» Provided entries:

------------------------------------------------

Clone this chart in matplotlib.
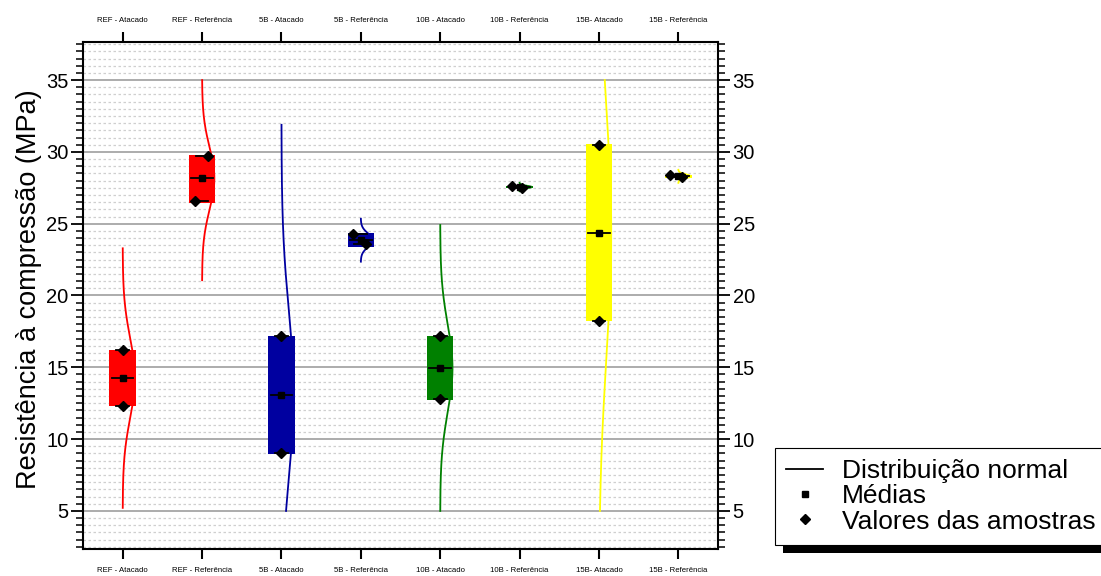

------------------------------------------------

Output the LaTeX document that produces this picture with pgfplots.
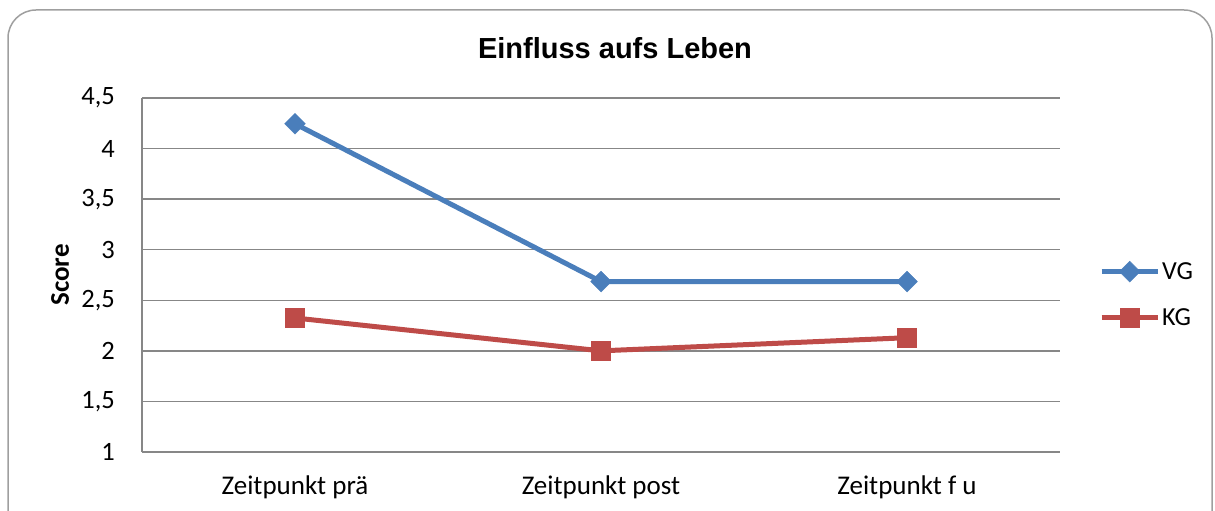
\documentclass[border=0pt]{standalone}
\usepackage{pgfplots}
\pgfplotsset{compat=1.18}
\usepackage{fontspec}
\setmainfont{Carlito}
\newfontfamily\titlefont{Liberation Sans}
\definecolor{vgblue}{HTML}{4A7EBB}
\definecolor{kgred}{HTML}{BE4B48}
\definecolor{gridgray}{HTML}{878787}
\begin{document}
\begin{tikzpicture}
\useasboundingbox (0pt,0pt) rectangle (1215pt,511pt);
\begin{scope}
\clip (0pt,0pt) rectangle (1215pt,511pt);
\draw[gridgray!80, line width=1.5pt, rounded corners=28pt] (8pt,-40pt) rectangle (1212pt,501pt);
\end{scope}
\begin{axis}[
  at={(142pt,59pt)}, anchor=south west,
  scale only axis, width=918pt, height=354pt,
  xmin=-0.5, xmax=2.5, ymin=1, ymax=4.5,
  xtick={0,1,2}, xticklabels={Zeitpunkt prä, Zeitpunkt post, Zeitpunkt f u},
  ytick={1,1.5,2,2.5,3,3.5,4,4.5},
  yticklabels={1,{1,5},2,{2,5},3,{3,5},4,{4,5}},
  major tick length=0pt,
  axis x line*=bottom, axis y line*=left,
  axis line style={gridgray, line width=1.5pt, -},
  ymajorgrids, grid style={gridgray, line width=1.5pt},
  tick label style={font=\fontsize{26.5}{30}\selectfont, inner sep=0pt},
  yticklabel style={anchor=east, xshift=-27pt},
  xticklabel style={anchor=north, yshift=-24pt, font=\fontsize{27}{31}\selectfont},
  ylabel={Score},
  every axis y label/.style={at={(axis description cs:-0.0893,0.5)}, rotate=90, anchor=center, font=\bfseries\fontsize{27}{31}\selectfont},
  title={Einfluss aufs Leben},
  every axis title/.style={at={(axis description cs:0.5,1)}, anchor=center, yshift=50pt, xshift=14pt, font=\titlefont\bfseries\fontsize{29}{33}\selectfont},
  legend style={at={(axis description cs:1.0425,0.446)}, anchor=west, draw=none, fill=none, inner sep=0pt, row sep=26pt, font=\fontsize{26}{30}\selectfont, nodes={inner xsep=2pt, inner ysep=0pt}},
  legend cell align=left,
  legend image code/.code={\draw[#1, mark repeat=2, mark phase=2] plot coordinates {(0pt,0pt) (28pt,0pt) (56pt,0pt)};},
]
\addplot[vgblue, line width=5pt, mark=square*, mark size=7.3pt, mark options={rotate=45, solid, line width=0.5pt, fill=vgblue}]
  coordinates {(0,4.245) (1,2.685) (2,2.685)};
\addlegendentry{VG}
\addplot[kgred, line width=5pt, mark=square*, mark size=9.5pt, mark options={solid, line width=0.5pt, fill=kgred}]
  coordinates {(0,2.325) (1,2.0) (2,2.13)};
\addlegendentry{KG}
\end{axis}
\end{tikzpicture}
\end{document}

------------------------------------------------

Copy out the lines in which the string "this" appears.

Clone this chart in matplotlib.
Output the LaTeX document that produces this picture with pgfplots.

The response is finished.